**Data section**
☆ ☆ ☆ ☆

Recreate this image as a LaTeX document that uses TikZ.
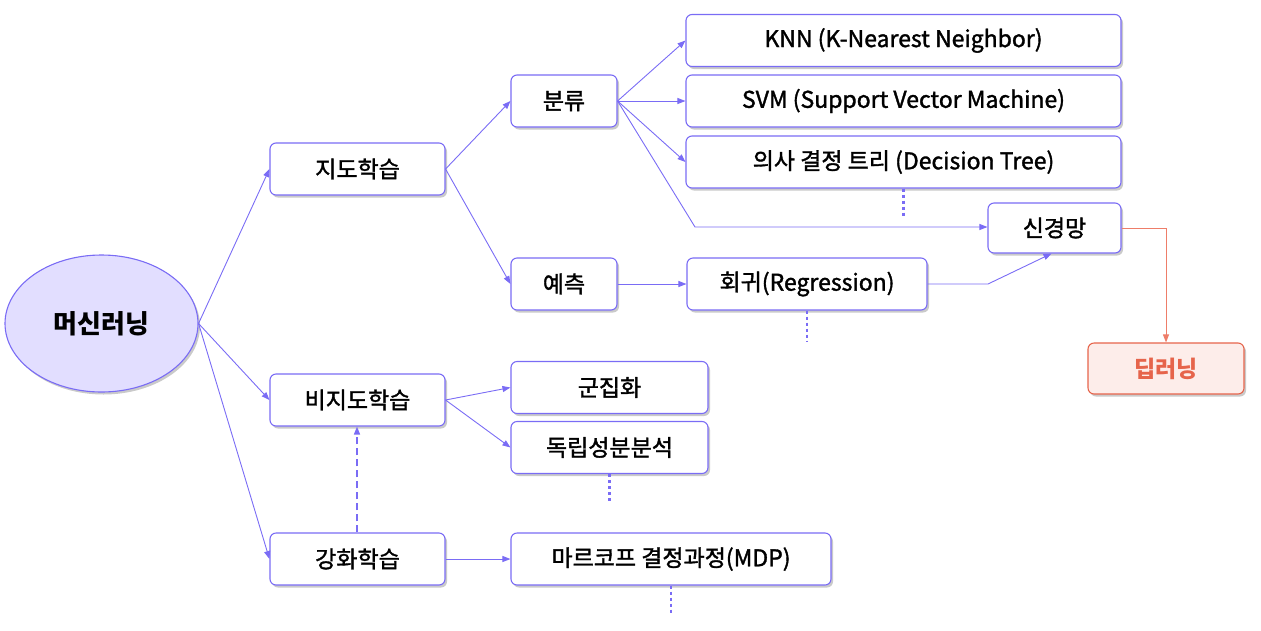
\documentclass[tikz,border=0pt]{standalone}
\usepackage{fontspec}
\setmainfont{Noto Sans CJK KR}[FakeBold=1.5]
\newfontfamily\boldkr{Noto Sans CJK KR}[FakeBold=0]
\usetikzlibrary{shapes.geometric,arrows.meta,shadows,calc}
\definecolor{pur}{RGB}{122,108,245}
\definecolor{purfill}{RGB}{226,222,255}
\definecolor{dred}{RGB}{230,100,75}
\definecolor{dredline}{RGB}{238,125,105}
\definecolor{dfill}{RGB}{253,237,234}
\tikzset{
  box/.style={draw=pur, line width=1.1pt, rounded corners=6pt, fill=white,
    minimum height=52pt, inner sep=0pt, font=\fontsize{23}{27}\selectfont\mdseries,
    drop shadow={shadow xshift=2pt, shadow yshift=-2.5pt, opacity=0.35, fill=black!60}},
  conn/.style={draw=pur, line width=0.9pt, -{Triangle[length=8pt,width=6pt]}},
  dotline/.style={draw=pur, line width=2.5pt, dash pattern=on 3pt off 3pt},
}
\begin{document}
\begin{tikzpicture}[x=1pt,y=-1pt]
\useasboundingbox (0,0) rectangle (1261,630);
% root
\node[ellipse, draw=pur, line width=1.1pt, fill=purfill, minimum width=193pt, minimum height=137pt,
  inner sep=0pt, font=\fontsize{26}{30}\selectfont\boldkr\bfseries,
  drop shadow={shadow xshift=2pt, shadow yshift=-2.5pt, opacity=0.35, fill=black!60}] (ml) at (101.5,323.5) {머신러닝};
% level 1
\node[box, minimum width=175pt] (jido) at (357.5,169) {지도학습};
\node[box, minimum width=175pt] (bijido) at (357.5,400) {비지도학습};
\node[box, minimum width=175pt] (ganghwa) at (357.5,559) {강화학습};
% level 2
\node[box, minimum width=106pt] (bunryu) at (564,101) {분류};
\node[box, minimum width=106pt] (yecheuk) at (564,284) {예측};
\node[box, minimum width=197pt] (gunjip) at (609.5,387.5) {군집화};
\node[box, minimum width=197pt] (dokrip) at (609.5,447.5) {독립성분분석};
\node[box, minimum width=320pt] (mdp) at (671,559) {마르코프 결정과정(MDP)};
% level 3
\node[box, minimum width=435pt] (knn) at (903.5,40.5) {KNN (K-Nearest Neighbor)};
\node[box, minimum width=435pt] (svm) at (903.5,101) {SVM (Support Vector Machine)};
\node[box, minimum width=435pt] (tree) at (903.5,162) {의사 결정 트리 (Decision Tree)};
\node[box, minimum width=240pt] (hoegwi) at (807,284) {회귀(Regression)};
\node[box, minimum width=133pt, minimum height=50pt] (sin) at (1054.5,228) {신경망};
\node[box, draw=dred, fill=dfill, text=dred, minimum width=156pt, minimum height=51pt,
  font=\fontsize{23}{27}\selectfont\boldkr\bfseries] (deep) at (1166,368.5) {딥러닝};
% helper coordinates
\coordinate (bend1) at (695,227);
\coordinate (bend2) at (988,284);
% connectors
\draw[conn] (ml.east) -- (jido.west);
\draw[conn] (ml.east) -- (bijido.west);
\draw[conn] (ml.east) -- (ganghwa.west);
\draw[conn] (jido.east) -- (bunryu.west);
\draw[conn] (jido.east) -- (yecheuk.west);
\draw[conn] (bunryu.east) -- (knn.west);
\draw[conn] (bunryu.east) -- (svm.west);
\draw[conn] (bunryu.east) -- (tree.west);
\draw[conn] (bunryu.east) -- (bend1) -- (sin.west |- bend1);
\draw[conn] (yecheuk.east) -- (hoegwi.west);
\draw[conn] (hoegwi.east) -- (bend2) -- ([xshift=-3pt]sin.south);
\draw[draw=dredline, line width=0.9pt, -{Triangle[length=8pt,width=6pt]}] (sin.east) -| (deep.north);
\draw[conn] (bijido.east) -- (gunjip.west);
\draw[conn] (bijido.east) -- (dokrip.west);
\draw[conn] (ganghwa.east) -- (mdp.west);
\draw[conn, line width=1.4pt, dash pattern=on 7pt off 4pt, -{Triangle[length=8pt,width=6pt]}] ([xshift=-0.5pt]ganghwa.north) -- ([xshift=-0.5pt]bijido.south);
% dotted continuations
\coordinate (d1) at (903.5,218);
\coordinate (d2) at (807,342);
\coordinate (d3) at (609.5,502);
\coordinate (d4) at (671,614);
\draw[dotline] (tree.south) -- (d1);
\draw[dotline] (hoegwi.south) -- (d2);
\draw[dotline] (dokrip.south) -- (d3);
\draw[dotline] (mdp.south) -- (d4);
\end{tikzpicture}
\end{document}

☆ ☆ ☆ ☆

**Your instructions**
Could you repeat all of the material exactly? Pictures should not be copied.

**Full response**
Recreate this image as a LaTeX document that uses TikZ.
\documentclass[tikz,border=0pt]{standalone}
\usepackage{fontspec}
\setmainfont{Noto Sans CJK KR}[FakeBold=1.5]
\newfontfamily\boldkr{Noto Sans CJK KR}[FakeBold=0]
\usetikzlibrary{shapes.geometric,arrows.meta,shadows,calc}
\definecolor{pur}{RGB}{122,108,245}
\definecolor{purfill}{RGB}{226,222,255}
\definecolor{dred}{RGB}{230,100,75}
\definecolor{dredline}{RGB}{238,125,105}
\definecolor{dfill}{RGB}{253,237,234}
\tikzset{
  box/.style={draw=pur, line width=1.1pt, rounded corners=6pt, fill=white,
    minimum height=52pt, inner sep=0pt, font=\fontsize{23}{27}\selectfont\mdseries,
    drop shadow={shadow xshift=2pt, shadow yshift=-2.5pt, opacity=0.35, fill=black!60}},
  conn/.style={draw=pur, line width=0.9pt, -{Triangle[length=8pt,width=6pt]}},
  dotline/.style={draw=pur, line width=2.5pt, dash pattern=on 3pt off 3pt},
}
\begin{document}
\begin{tikzpicture}[x=1pt,y=-1pt]
\useasboundingbox (0,0) rectangle (1261,630);
% root
\node[ellipse, draw=pur, line width=1.1pt, fill=purfill, minimum width=193pt, minimum height=137pt,
  inner sep=0pt, font=\fontsize{26}{30}\selectfont\boldkr\bfseries,
  drop shadow={shadow xshift=2pt, shadow yshift=-2.5pt, opacity=0.35, fill=black!60}] (ml) at (101.5,323.5) {머신러닝};
% level 1
\node[box, minimum width=175pt] (jido) at (357.5,169) {지도학습};
\node[box, minimum width=175pt] (bijido) at (357.5,400) {비지도학습};
\node[box, minimum width=175pt] (ganghwa) at (357.5,559) {강화학습};
% level 2
\node[box, minimum width=106pt] (bunryu) at (564,101) {분류};
\node[box, minimum width=106pt] (yecheuk) at (564,284) {예측};
\node[box, minimum width=197pt] (gunjip) at (609.5,387.5) {군집화};
\node[box, minimum width=197pt] (dokrip) at (609.5,447.5) {독립성분분석};
\node[box, minimum width=320pt] (mdp) at (671,559) {마르코프 결정과정(MDP)};
% level 3
\node[box, minimum width=435pt] (knn) at (903.5,40.5) {KNN (K-Nearest Neighbor)};
\node[box, minimum width=435pt] (svm) at (903.5,101) {SVM (Support Vector Machine)};
\node[box, minimum width=435pt] (tree) at (903.5,162) {의사 결정 트리 (Decision Tree)};
\node[box, minimum width=240pt] (hoegwi) at (807,284) {회귀(Regression)};
\node[box, minimum width=133pt, minimum height=50pt] (sin) at (1054.5,228) {신경망};
\node[box, draw=dred, fill=dfill, text=dred, minimum width=156pt, minimum height=51pt,
  font=\fontsize{23}{27}\selectfont\boldkr\bfseries] (deep) at (1166,368.5) {딥러닝};
% helper coordinates
\coordinate (bend1) at (695,227);
\coordinate (bend2) at (988,284);
% connectors
\draw[conn] (ml.east) -- (jido.west);
\draw[conn] (ml.east) -- (bijido.west);
\draw[conn] (ml.east) -- (ganghwa.west);
\draw[conn] (jido.east) -- (bunryu.west);
\draw[conn] (jido.east) -- (yecheuk.west);
\draw[conn] (bunryu.east) -- (knn.west);
\draw[conn] (bunryu.east) -- (svm.west);
\draw[conn] (bunryu.east) -- (tree.west);
\draw[conn] (bunryu.east) -- (bend1) -- (sin.west |- bend1);
\draw[conn] (yecheuk.east) -- (hoegwi.west);
\draw[conn] (hoegwi.east) -- (bend2) -- ([xshift=-3pt]sin.south);
\draw[draw=dredline, line width=0.9pt, -{Triangle[length=8pt,width=6pt]}] (sin.east) -| (deep.north);
\draw[conn] (bijido.east) -- (gunjip.west);
\draw[conn] (bijido.east) -- (dokrip.west);
\draw[conn] (ganghwa.east) -- (mdp.west);
\draw[conn, line width=1.4pt, dash pattern=on 7pt off 4pt, -{Triangle[length=8pt,width=6pt]}] ([xshift=-0.5pt]ganghwa.north) -- ([xshift=-0.5pt]bijido.south);
% dotted continuations
\coordinate (d1) at (903.5,218);
\coordinate (d2) at (807,342);
\coordinate (d3) at (609.5,502);
\coordinate (d4) at (671,614);
\draw[dotline] (tree.south) -- (d1);
\draw[dotline] (hoegwi.south) -- (d2);
\draw[dotline] (dokrip.south) -- (d3);
\draw[dotline] (mdp.south) -- (d4);
\end{tikzpicture}
\end{document}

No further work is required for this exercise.